Despite the chaos, Gustafson said, the event was an overall success. For his trouble he got all of $200.

“He’s one of the most selfish people I’ve met, he’s completely immature and was out of his league for all of it. He wanted to be the big dog and have all eyes on him so he could throw a giant party for his friends. That’s what he did for the first Blended Festival,” Gustafson said.

Another former employee who worked for Evans at My Wine Society said they had a key organizing role, but after that first San Diego festival, they had to hire a lawyer to get months of back pay.

“We couldn’t get a hold of him, we couldn’t text him, we couldn’t call him.
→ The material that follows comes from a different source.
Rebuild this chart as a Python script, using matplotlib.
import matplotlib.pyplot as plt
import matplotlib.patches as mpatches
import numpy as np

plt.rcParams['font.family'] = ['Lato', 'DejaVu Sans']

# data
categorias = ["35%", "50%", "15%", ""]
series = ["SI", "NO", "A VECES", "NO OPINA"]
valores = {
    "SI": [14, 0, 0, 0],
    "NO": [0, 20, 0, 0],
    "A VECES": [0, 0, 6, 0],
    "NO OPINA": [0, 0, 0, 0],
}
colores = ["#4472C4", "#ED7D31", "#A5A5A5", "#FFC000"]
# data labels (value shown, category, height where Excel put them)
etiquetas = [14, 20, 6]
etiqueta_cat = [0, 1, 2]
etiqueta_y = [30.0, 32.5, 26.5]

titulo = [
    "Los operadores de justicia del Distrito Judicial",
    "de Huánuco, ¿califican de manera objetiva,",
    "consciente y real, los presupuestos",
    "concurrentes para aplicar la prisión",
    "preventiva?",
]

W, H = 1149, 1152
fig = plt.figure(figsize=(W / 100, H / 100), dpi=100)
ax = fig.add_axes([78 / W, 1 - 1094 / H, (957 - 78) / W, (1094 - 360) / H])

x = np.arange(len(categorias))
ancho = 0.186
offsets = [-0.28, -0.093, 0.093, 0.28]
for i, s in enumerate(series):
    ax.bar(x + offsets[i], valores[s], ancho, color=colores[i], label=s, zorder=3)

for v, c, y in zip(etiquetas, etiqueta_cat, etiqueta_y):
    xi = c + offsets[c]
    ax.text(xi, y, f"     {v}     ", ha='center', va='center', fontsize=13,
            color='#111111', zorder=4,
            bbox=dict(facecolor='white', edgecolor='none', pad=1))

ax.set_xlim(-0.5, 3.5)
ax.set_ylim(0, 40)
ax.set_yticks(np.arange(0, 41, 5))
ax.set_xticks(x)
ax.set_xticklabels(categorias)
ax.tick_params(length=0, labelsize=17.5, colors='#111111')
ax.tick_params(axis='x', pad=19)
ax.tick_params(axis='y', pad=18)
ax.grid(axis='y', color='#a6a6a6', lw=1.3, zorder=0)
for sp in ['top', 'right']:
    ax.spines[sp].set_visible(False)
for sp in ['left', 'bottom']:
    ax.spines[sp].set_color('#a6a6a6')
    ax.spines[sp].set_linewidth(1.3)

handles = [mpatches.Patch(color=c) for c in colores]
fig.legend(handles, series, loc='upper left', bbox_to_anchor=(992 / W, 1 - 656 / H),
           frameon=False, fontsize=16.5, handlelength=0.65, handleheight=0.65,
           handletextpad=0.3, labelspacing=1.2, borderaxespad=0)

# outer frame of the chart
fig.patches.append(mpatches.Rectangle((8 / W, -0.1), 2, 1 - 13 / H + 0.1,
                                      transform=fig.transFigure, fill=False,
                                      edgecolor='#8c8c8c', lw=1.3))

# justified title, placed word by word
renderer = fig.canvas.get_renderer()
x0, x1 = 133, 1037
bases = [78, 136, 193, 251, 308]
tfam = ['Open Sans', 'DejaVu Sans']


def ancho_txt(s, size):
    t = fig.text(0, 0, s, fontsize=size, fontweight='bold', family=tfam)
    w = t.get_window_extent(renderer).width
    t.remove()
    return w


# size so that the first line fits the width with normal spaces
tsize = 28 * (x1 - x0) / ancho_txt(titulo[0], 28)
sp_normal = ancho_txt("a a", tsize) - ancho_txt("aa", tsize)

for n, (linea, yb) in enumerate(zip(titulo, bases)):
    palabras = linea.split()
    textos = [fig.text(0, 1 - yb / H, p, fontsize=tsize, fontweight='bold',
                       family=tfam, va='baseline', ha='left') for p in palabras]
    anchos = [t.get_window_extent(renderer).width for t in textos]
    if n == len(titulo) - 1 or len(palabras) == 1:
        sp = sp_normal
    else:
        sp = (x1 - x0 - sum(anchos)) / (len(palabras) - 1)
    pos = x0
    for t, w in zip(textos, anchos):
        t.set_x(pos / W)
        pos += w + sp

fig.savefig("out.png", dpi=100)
He was just gone, there was no communication,” they said—noting that months later, the money just simply showed up in their bank account.
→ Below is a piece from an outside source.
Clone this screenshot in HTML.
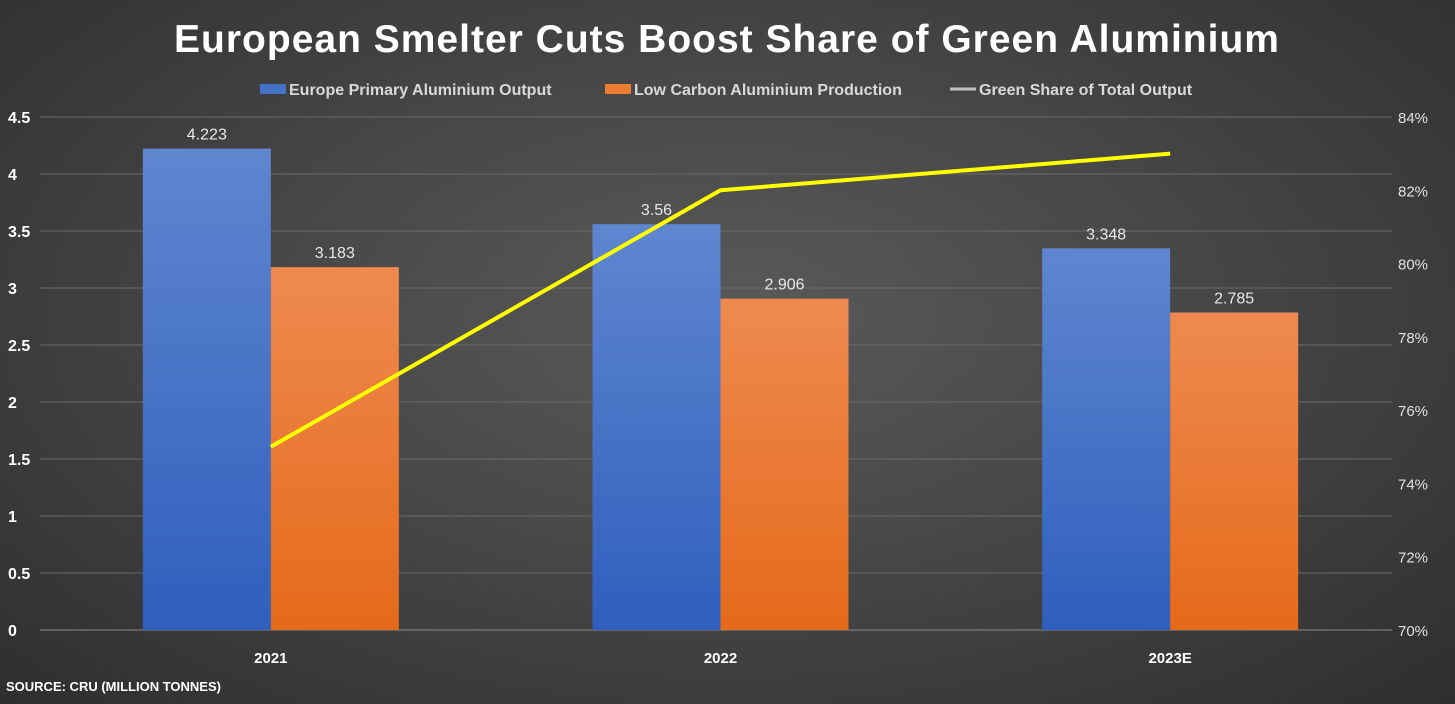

Even so, they said, Evans’ vanishing act this fall was a head-scratcher.

“I don’t know how you go from booking The Chainsmokers to perform to all of a sudden you owe $6 million and no one knows where you are,” they said. “Where is the punishment?”

Several people involved with the festival in Nashville in September said it was clear things were breaking down.

“We knew it was gonna be a shit show when we got on site and realized how disorganized it was,” said Totin, the event supplier who never got the balance of her bill. “But the setup still happened. The event still happened. You could just kind of tell that it wasn’t gonna end well.”

Garrett, the Bachelorette contestant and festival host, said the weekend devolved into a sad scene when a sudden thunderstorm halted festivities midway through Sunday, sending crowds scrambling back to their cars.

That night’s headliner and the festival’s biggest draw, The Chainsmokers, were relegated to a 200-capacity venue called Dirty Little Secret, an upscale bar inside a hotel five minutes’ walk from the park. Only those with VIP tickets were invited.

“I saw pictures of people outside [Dirty Little Secret] on Printers Alley trying to climb into windows early on,” Garrett said. “The street was packed before they opened the doors.”

What happened between then and Evans’ disappearing act a few weeks later remains unclear. The Daily Beast tried to reach Evans repeatedly by phone and email, but received no answer.

The person close to Evans, who did not want to be named, said the entrepreneur went to the emergency room in October because he thought he was having a heart attack, but it was actually an anxiety attack.

“He’s obviously stressed out about all of this,” they said.